**Aim**
Copy the data exactly as it appears, and do not include any pictures.
══ Source material
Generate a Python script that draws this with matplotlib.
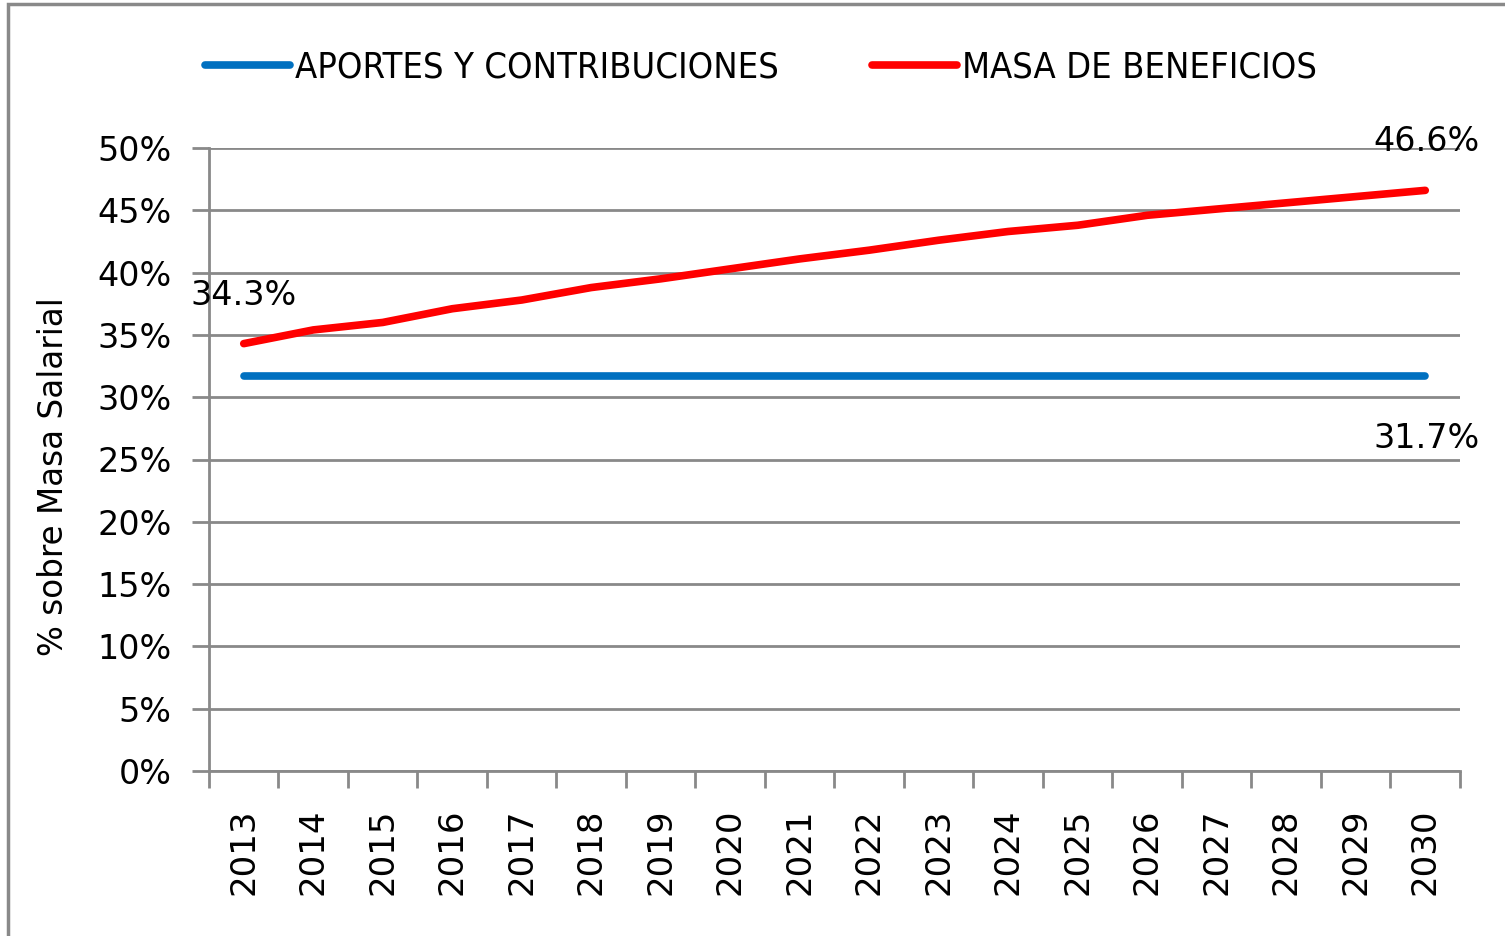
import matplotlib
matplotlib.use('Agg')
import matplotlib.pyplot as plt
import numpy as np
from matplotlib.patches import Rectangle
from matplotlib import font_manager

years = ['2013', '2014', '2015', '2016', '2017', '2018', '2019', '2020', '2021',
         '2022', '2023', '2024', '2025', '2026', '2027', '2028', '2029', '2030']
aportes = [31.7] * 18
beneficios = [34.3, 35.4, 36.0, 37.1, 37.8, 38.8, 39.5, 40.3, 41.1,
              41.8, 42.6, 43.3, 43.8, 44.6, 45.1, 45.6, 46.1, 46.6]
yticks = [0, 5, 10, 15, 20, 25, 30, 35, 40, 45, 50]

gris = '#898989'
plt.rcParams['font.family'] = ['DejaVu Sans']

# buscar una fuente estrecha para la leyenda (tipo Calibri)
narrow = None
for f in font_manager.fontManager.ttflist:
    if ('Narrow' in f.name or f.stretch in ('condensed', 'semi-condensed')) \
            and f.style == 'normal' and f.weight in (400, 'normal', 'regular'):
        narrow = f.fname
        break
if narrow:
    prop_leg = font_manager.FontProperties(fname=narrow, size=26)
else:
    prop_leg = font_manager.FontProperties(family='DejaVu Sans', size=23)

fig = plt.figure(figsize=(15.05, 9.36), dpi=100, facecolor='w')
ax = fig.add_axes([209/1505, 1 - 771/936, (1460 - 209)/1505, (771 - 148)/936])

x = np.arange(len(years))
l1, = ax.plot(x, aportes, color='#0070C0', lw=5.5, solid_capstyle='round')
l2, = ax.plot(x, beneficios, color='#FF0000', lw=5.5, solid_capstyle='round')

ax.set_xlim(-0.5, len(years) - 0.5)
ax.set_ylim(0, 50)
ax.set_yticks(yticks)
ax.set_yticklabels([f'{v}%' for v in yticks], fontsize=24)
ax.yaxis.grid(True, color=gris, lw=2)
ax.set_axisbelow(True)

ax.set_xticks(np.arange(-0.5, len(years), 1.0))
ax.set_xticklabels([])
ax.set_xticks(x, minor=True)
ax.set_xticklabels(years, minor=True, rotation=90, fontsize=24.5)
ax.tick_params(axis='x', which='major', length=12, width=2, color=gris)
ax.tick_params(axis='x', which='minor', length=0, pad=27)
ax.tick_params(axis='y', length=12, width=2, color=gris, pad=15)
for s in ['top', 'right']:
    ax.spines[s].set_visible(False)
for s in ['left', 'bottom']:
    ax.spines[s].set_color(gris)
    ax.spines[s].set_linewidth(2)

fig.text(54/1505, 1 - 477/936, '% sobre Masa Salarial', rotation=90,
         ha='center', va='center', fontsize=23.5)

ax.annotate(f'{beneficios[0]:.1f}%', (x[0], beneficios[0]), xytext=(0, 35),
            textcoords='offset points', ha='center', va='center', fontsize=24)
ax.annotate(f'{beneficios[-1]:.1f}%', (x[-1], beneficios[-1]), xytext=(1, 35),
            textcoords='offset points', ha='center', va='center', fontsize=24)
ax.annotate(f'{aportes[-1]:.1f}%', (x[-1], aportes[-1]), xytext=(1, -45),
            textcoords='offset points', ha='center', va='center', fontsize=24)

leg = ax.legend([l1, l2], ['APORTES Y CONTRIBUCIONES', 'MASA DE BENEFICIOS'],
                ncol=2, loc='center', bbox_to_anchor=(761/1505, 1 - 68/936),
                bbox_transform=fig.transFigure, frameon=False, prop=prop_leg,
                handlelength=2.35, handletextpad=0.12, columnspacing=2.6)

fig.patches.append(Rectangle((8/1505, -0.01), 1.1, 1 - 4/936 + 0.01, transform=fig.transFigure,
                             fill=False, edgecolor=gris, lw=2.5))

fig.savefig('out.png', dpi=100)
════
**Task response**
Generate a Python script that draws this with matplotlib.
import matplotlib
matplotlib.use('Agg')
import matplotlib.pyplot as plt
import numpy as np
from matplotlib.patches import Rectangle
from matplotlib import font_manager

years = ['2013', '2014', '2015', '2016', '2017', '2018', '2019', '2020', '2021',
         '2022', '2023', '2024', '2025', '2026', '2027', '2028', '2029', '2030']
aportes = [31.7] * 18
beneficios = [34.3, 35.4, 36.0, 37.1, 37.8, 38.8, 39.5, 40.3, 41.1,
              41.8, 42.6, 43.3, 43.8, 44.6, 45.1, 45.6, 46.1, 46.6]
yticks = [0, 5, 10, 15, 20, 25, 30, 35, 40, 45, 50]

gris = '#898989'
plt.rcParams['font.family'] = ['DejaVu Sans']

# buscar una fuente estrecha para la leyenda (tipo Calibri)
narrow = None
for f in font_manager.fontManager.ttflist:
    if ('Narrow' in f.name or f.stretch in ('condensed', 'semi-condensed')) \
            and f.style == 'normal' and f.weight in (400, 'normal', 'regular'):
        narrow = f.fname
        break
if narrow:
    prop_leg = font_manager.FontProperties(fname=narrow, size=26)
else:
    prop_leg = font_manager.FontProperties(family='DejaVu Sans', size=23)

fig = plt.figure(figsize=(15.05, 9.36), dpi=100, facecolor='w')
ax = fig.add_axes([209/1505, 1 - 771/936, (1460 - 209)/1505, (771 - 148)/936])

x = np.arange(len(years))
l1, = ax.plot(x, aportes, color='#0070C0', lw=5.5, solid_capstyle='round')
l2, = ax.plot(x, beneficios, color='#FF0000', lw=5.5, solid_capstyle='round')

ax.set_xlim(-0.5, len(years) - 0.5)
ax.set_ylim(0, 50)
ax.set_yticks(yticks)
ax.set_yticklabels([f'{v}%' for v in yticks], fontsize=24)
ax.yaxis.grid(True, color=gris, lw=2)
ax.set_axisbelow(True)

ax.set_xticks(np.arange(-0.5, len(years), 1.0))
ax.set_xticklabels([])
ax.set_xticks(x, minor=True)
ax.set_xticklabels(years, minor=True, rotation=90, fontsize=24.5)
ax.tick_params(axis='x', which='major', length=12, width=2, color=gris)
ax.tick_params(axis='x', which='minor', length=0, pad=27)
ax.tick_params(axis='y', length=12, width=2, color=gris, pad=15)
for s in ['top', 'right']:
    ax.spines[s].set_visible(False)
for s in ['left', 'bottom']:
    ax.spines[s].set_color(gris)
    ax.spines[s].set_linewidth(2)

fig.text(54/1505, 1 - 477/936, '% sobre Masa Salarial', rotation=90,
         ha='center', va='center', fontsize=23.5)

ax.annotate(f'{beneficios[0]:.1f}%', (x[0], beneficios[0]), xytext=(0, 35),
            textcoords='offset points', ha='center', va='center', fontsize=24)
ax.annotate(f'{beneficios[-1]:.1f}%', (x[-1], beneficios[-1]), xytext=(1, 35),
            textcoords='offset points', ha='center', va='center', fontsize=24)
ax.annotate(f'{aportes[-1]:.1f}%', (x[-1], aportes[-1]), xytext=(1, -45),
            textcoords='offset points', ha='center', va='center', fontsize=24)

leg = ax.legend([l1, l2], ['APORTES Y CONTRIBUCIONES', 'MASA DE BENEFICIOS'],
                ncol=2, loc='center', bbox_to_anchor=(761/1505, 1 - 68/936),
                bbox_transform=fig.transFigure, frameon=False, prop=prop_leg,
                handlelength=2.35, handletextpad=0.12, columnspacing=2.6)

fig.patches.append(Rectangle((8/1505, -0.01), 1.1, 1 - 4/936 + 0.01, transform=fig.transFigure,
                             fill=False, edgecolor=gris, lw=2.5))

fig.savefig('out.png', dpi=100)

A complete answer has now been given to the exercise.